Copy the lines holding the word "React", all of them.
[START]
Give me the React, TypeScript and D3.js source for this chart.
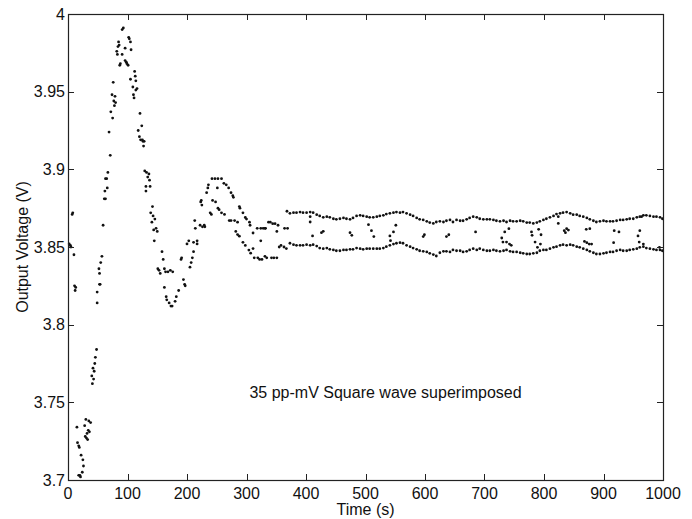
import React from "react";
import * as d3 from "d3";

// ---- axis ticks ----
const xTicks = [0, 100, 200, 300, 400, 500, 600, 700, 800, 900, 1000];
const yTicks = [3.7, 3.75, 3.8, 3.85, 3.9, 3.95, 4];
const yTickLabels = ["3.7", "3.75", "3.8", "3.85", "3.9", "3.95", "4"];

const xLabel = "Time (s)";
const yLabel = "Output Voltage (V)";
const annotation = "35 pp-mV Square wave superimposed";

// ---- start-up transient (time s, voltage V) ----
const startupPoints: [number, number][] = [
  [2, 3.852], [4, 3.851], [5, 3.85], [7, 3.871], [8, 3.872], [10, 3.845], [11, 3.825], [12, 3.822], [13, 3.824],
  [15, 3.734], [16, 3.724], [18, 3.722], [19, 3.721], [18, 3.703], [20, 3.703], [21, 3.702], [22, 3.716], [24, 3.705], [25, 3.713], [26, 3.709],
  [28, 3.735], [29, 3.728], [30, 3.739], [31, 3.727], [32, 3.73], [33, 3.726], [34, 3.732], [35, 3.738], [36, 3.731], [38, 3.737],
  [40, 3.767], [41, 3.762], [42, 3.772], [43, 3.765], [44, 3.77], [45, 3.775], [46, 3.779], [48, 3.784],
  [49, 3.814], [49, 3.821], [53, 3.826], [54, 3.826], [53, 3.833], [55, 3.84], [52, 3.836], [57, 3.844],
  [59, 3.864], [61, 3.881], [63, 3.881], [62, 3.886], [63, 3.894], [65, 3.894], [66, 3.888], [67, 3.898], [69, 3.924], [71, 3.909],
  [72, 3.937], [74, 3.948], [75, 3.933], [76, 3.956], [77, 3.944], [78, 3.941], [79, 3.947], [80, 3.943],
  [82, 3.976], [83, 3.974], [84, 3.979], [85, 3.982], [86, 3.98], [87, 3.967], [88, 3.968], [91, 3.974], [91, 3.99], [93, 3.991],
  [96, 3.978], [96, 3.97], [98, 3.969], [99, 3.968], [101, 3.967], [102, 3.985], [103, 3.984], [105, 3.982], [105, 3.958], [106, 3.977],
  [109, 3.953], [110, 3.948], [111, 3.946], [112, 3.963], [113, 3.96], [114, 3.957], [114, 3.951], [116, 3.952],
  [118, 3.925], [120, 3.921], [121, 3.936], [122, 3.919], [124, 3.928], [125, 3.919], [126, 3.918], [127, 3.915], [128, 3.918],
  [129, 3.899], [131, 3.889], [131, 3.886], [132, 3.898], [134, 3.895], [136, 3.897], [137, 3.893], [138, 3.889],
  [139, 3.872], [141, 3.866], [142, 3.876], [143, 3.87], [144, 3.861], [145, 3.854], [146, 3.868], [148, 3.862], [150, 3.86],
];

// ---- settling (undershoot / overshoot) ----
const settlingPoints: [number, number][] = [
  [151, 3.836], [153, 3.835], [155, 3.833], [158, 3.847], [160, 3.842], [162, 3.836], [162, 3.824], [164, 3.834], [165, 3.818],
  [166, 3.816], [168, 3.834], [170, 3.814], [172, 3.835], [173, 3.812], [175, 3.812], [176, 3.834], [180, 3.815], [182, 3.818],
  [186, 3.822], [190, 3.842], [191, 3.843], [194, 3.829], [196, 3.826], [197, 3.825], [200, 3.852], [203, 3.854], [205, 3.837],
  [207, 3.84], [209, 3.843], [211, 3.853], [211, 3.847], [213, 3.867], [214, 3.862], [217, 3.854], [217, 3.852], [222, 3.864],
  [223, 3.879], [224, 3.88], [225, 3.877], [226, 3.863], [229, 3.864], [230, 3.863], [233, 3.885], [235, 3.888], [236, 3.89],
  [239, 3.872], [241, 3.871], [242, 3.894], [243, 3.88], [247, 3.894], [248, 3.879], [251, 3.888], [252, 3.894], [252, 3.875],
  [254, 3.874], [258, 3.894], [258, 3.872], [262, 3.891], [263, 3.871], [266, 3.89], [270, 3.888], [271, 3.867], [274, 3.867],
  [274, 3.885], [277, 3.883], [278, 3.882], [280, 3.867], [282, 3.86], [285, 3.866], [285, 3.858], [288, 3.857], [288, 3.876],
  [289, 3.875], [294, 3.872], [294, 3.853], [298, 3.869], [298, 3.851], [300, 3.868], [304, 3.848], [305, 3.866], [306, 3.864],
  [307, 3.846], [311, 3.849], [311, 3.859], [313, 3.843], [318, 3.862], [319, 3.843], [322, 3.842], [324, 3.854], [324, 3.862],
  [326, 3.842], [328, 3.862], [331, 3.862], [331, 3.844], [332, 3.862], [334, 3.843], [337, 3.866], [340, 3.866], [342, 3.843],
  [344, 3.865], [346, 3.843], [348, 3.865], [351, 3.843], [351, 3.86], [353, 3.864], [355, 3.85], [358, 3.851], [363, 3.85],
  [364, 3.862], [367, 3.849], [368, 3.873], [369, 3.862],
];

// ---- steady state: the two square-wave levels ----
const bandTime = [
  373, 379, 384, 390, 395, 401, 407, 412, 418, 423, 429, 435, 440, 446, 451, 457, 463, 468, 474, 479,
  485, 491, 496, 502, 507, 513, 519, 524, 530, 535, 541, 547, 552, 558, 563, 569, 575, 580, 586, 591,
  597, 603, 608, 614, 619, 625, 631, 636, 642, 647, 653, 659, 664, 670, 675, 681, 687,
  692, 698, 704, 709, 715, 720, 726, 732, 737, 743, 748, 754, 760, 765, 771, 776, 782, 788, 793, 799,
  804, 810, 816, 821, 827, 832, 838, 844, 849, 855, 860, 866, 872, 877, 883, 888, 894, 900, 905, 911,
  916, 922, 928, 933, 939, 944, 950, 956, 961, 967, 972, 978, 984, 989, 995, 999,
];
const upperLevel = [
  3.8717, 3.8721, 3.8721, 3.8725, 3.8721, 3.8721, 3.8725, 3.8721, 3.8708, 3.87, 3.8691, 3.8695, 3.8691, 3.8682, 3.8678, 3.8682,
  3.8687, 3.8682, 3.8678, 3.8687, 3.87, 3.8704, 3.87, 3.8695, 3.8691, 3.8691, 3.8695, 3.87, 3.8704, 3.8712, 3.8717, 3.8721,
  3.8725, 3.8721, 3.8725, 3.8717, 3.8708, 3.87, 3.8687, 3.8678, 3.8674, 3.8665, 3.8657, 3.8652, 3.8661, 3.8665, 3.8661, 3.8669,
  3.8674, 3.8661, 3.8674, 3.8669, 3.8669, 3.8678, 3.8687, 3.8695, 3.8691,
  3.8682, 3.8678, 3.8678, 3.8678, 3.8674, 3.8669, 3.8665, 3.8669, 3.8661, 3.8669, 3.8665, 3.8665, 3.8669, 3.8665, 3.8657, 3.8657,
  3.8652, 3.8657, 3.8665, 3.8674, 3.8682, 3.8691, 3.87, 3.8712, 3.8717, 3.8721, 3.8725, 3.8717, 3.8708, 3.8708, 3.87, 3.8695,
  3.8687, 3.8678, 3.8669, 3.8661, 3.8665, 3.8669, 3.8665, 3.8665, 3.8665, 3.8669, 3.8674, 3.8674, 3.8678, 3.8682, 3.8682, 3.8691,
  3.8695, 3.8704, 3.8704, 3.87, 3.8695, 3.8695, 3.8691, 3.8682,
];
const lowerLevel = [
  3.8524, 3.8515, 3.8511, 3.8511, 3.8511, 3.8515, 3.8511, 3.8515, 3.8506, 3.8493, 3.8489, 3.8493, 3.8485, 3.8481, 3.8476, 3.8476,
  3.8481, 3.8481, 3.8485, 3.8485, 3.8493, 3.8489, 3.8485, 3.8489, 3.8489, 3.8489, 3.8489, 3.8489, 3.8493, 3.8502, 3.8511, 3.8519,
  3.8524, 3.8528, 3.8524, 3.8511, 3.8502, 3.8493, 3.8485, 3.8476, 3.8472, 3.8468, 3.8459, 3.8451, 3.8442, 3.8463, 3.8472, 3.8472,
  3.8468, 3.8481, 3.8476, 3.8476, 3.8468, 3.8472, 3.8481, 3.8489, 3.8481,
  3.8489, 3.8481, 3.8476, 3.8476, 3.8481, 3.8476, 3.8472, 3.8476, 3.8481, 3.8472, 3.8468, 3.8468, 3.8463, 3.8459, 3.8455, 3.8455,
  3.8459, 3.8463, 3.8476, 3.8481, 3.8481, 3.8489, 3.8498, 3.8502, 3.8511, 3.8515, 3.8511, 3.8515, 3.8511, 3.8502, 3.8498, 3.8489,
  3.8481, 3.8472, 3.8463, 3.8455, 3.8455, 3.8459, 3.8463, 3.8468, 3.8468, 3.8476, 3.8481, 3.8476, 3.8476, 3.8481, 3.8485, 3.8489,
  3.8498, 3.8502, 3.8493, 3.8489, 3.8485, 3.8481, 3.8481, 3.8476,
];

// ---- samples caught during the square-wave edges ----
const switchPoints: [number, number][] = [
  [407, 3.8695], [407, 3.8661], [411, 3.8571], [426, 3.8592], [429, 3.8601], [474, 3.8592], [477, 3.8575], [505, 3.8644],
  [510, 3.8605], [514, 3.8567], [541, 3.8571], [542, 3.8541], [547, 3.8597], [551, 3.864], [597, 3.8567], [599, 3.8579],
  [636, 3.8567], [640, 3.8579], [685, 3.8597], [729, 3.8558], [734, 3.8597], [731, 3.8532], [737, 3.8532], [741, 3.8618],
  [742, 3.8519], [745, 3.8511], [779, 3.8597], [780, 3.8575], [785, 3.8532], [789, 3.8498], [791, 3.8614], [795, 3.8579],
  [794, 3.8519], [824, 3.8695], [824, 3.8652], [834, 3.8605], [838, 3.8618], [841, 3.8609], [836, 3.8592], [868, 3.8536],
  [872, 3.8528], [871, 3.8614], [877, 3.8618], [876, 3.8519], [880, 3.8519], [917, 3.8528], [918, 3.8605], [926, 3.8597],
  [958, 3.8571], [961, 3.8605], [964, 3.8695], [960, 3.8532], [967, 3.8519], [994, 3.8498],
];

const FONT = "'Liberation Sans', Arial, Helvetica, sans-serif";

export default function App() {
  const W = 692;
  const H = 519;
  const left = 68, right = 663, top = 14, bottom = 480;
  const x = d3.scaleLinear().domain([0, 1000]).range([left, right]);
  const y = d3.scaleLinear().domain([3.7, 4]).range([bottom, top]);
  const tickLen = 6;
  const fs = 16;

  const allPoints: [number, number][] = [
    ...startupPoints,
    ...settlingPoints,
    ...bandTime.map((t, i) => [t, upperLevel[i]] as [number, number]),
    ...bandTime.map((t, i) => [t, lowerLevel[i]] as [number, number]),
    ...switchPoints,
  ];

  return (
    <svg
      width={W}
      height={H}
      style={{ position: "absolute", left: 0, top: 0, background: "#fff" }}
      fontFamily={FONT}
    >
      <rect x={0} y={0} width={W} height={H} fill="#fff" />
      {/* data dots */}
      <g fill="#111">
        {allPoints.map(([t, v], i) => (
          <circle key={i} cx={x(t)} cy={y(v)} r={1.4} />
        ))}
      </g>
      {/* frame */}
      <rect
        x={left + 0.5}
        y={top + 0.5}
        width={right - left}
        height={bottom - top}
        fill="none"
        stroke="#222"
        strokeWidth={1.2}
      />
      {/* ticks */}
      <g stroke="#222" strokeWidth={1}>
        {xTicks.map((t) => (
          <g key={"x" + t}>
            <line x1={Math.round(x(t)) + 0.5} x2={Math.round(x(t)) + 0.5} y1={bottom} y2={bottom - tickLen} />
            <line x1={Math.round(x(t)) + 0.5} x2={Math.round(x(t)) + 0.5} y1={top} y2={top + tickLen} />
          </g>
        ))}
        {yTicks.map((v) => (
          <g key={"y" + v}>
            <line x1={left} x2={left + tickLen} y1={Math.round(y(v)) + 0.5} y2={Math.round(y(v)) + 0.5} />
            <line x1={right} x2={right - tickLen} y1={Math.round(y(v)) + 0.5} y2={Math.round(y(v)) + 0.5} />
          </g>
        ))}
      </g>
      {/* tick labels */}
      <g fontSize={fs} fill="#111">
        {xTicks.map((t) => (
          <text key={"xl" + t} x={x(t)} y={499} textAnchor="middle">
            {String(t)}
          </text>
        ))}
        {yTicks.map((v, i) => (
          <text key={"yl" + v} x={65} y={y(v)} dy="0.36em" textAnchor="end">
            {yTickLabels[i]}
          </text>
        ))}
      </g>
      {/* axis labels */}
      <text x={(left + right) / 2} y={515} textAnchor="middle" fontSize={fs} fill="#111">
        {xLabel}
      </text>
      <text
        transform={`translate(28, ${(top + bottom) / 2}) rotate(-90)`}
        textAnchor="middle"
        fontSize={fs}
        fill="#111"
      >
        {yLabel}
      </text>
      {/* annotation */}
      <text x={x(305)} y={398} textAnchor="start" fontSize={fs} fill="#111">
        {annotation}
      </text>
    </svg>
  );
}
[END]
▶ **Exercise answer**:
Give me the React, TypeScript and D3.js source for this chart.
import React from "react";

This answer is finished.